By Alan Mattli
In 2007, the satirical online newspaper The Onion published an article which, silly as it was, serves as a perfect summation of Shakespeare adaptations in the post-Olivier era. The piece, titled “Unconventional Director Sets Shakespeare Play In Time, Place Shakespeare Intended”, tells the story of a local theatre director who is intrigued by the thought of staging The Merchant of Venice not on a 19th century Georgia slave plantation or in 1960s Las Vegas but in 16th century Venice – because, after all, “the great thing about Shakespeare is that the themes in his plays are so universal that they can be adapted to about any time and place”.
Which is precisely what people have been doing for decades now: medieval Verona became 1990s California in Baz Luhrmanns dizzying Romeo + Juliet (1996); ancient Rome turned into a Roman-dominated present both in Julie Taymor’s Titus (1999) and Ralph Fiennes’ Coriolanus (2011); Joss Whedon, in his wittily wonderful 2012 interpretation, swiftly moved the action of Much Ado About Nothing into the living room of his Santa Monica villa; and both stagings of Richard III I saw in a theatre had the humpbacked tyrant brandishing a gun instead of a sword, against the backdrop of contemporary and 1970s England respectively.
There is nothing wrong about taking a playful stance on Shakespeare’s settings – if anything, this variability is indeed a testament to the lasting brilliance of the Bard’s plays –, but the fact that this approach seems to have become the dominant mode lends those adaptations that actually stick to the original’s intentions a strangely arresting element of surprise.
Such is the case with Australian director Justin Kurzel’s take on Macbeth, which casts Michael Fassbender as the titular antihero, attaining the favour of King Duncan (David Thewlis) after defeating a rebel uprising in 11th century Scotland.

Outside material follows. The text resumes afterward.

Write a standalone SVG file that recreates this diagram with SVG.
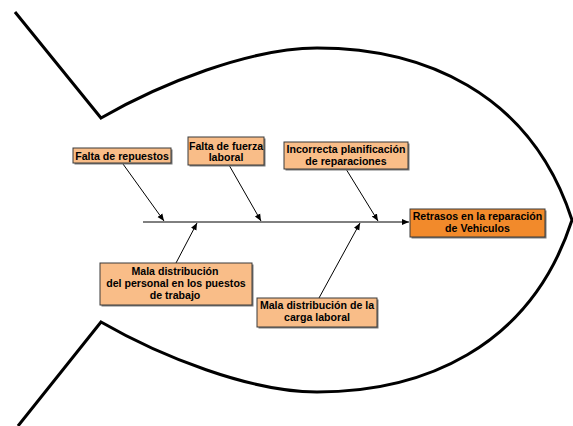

Spurred on by his wife (Mation Cotillard) and three ghostly women’s prophecy that he shall be king, he distances himself from his gentler friend Banquo (Paddy Considine) and plans his bloody ascent to the Scottish throne.
Where other adaptations of Shakespeare’s shortest tragedy stress hubris and the cold, unflinching progression of fate, Kurzel narrows the play down to its gritty, gory, primal essence. In keeping with the sparse Highland landscape, there is comparatively little outright dialogue in this version, which mainly relies on its powerful, beautifully colour-enhanced imagery to convey Macbeth’s slow descent into murderous insanity. This is no romantic vision of the Middle Ages – there is stately Dunsinane Castle, yes, but its high walls are cold and grim; the villages we see are ramshackle and boggy; on the battlefield, knights in shining armour are altogether absent, their places taken by screaming warriors caked in mud, blood, and warpaint, a thick layer of barbarism that pervades even the chivalric guise of nobility’s intricate garments. (Lady Macbeth’s royal make-up is not much more than a repetition of the raggery adorning her husband’s face in battle.)
It is no surprise, then, that Michael Fassbender never looks more genuine than when he stands among the bodies of friends and foes, every laboured, misty breath almost fetishised by Kurzel’s effective use of slow motion, which, along with the murky setting, is strongly reminiscent of Nicolas Winding Refn’s Viking tale Valhalla Rising. Although some of his lines fall with a sense of weary inevitability – the “To-morrow and to-morrow and to-morrow” soliloquy sadly belongs to that category –, this is not a problem of acting but one of writing. Apart from Kurzel’s impeccable sense of direction and aesthetics, it is Fassbender’s quiet, controlled performance that assures this Macbeth‘s lasting impression. Him, clad in a king’s robe with an ill-fitting crown on his head, his unsettlingly vacant grin nothing more than a mad, animalistic baring of teeth, murmuring, “O, full of scorpions is my mind”, is not just a haunting image but a pivotal moment in a consummate performance that serves as a stark reminder of the lasting power of Shakespearean drama.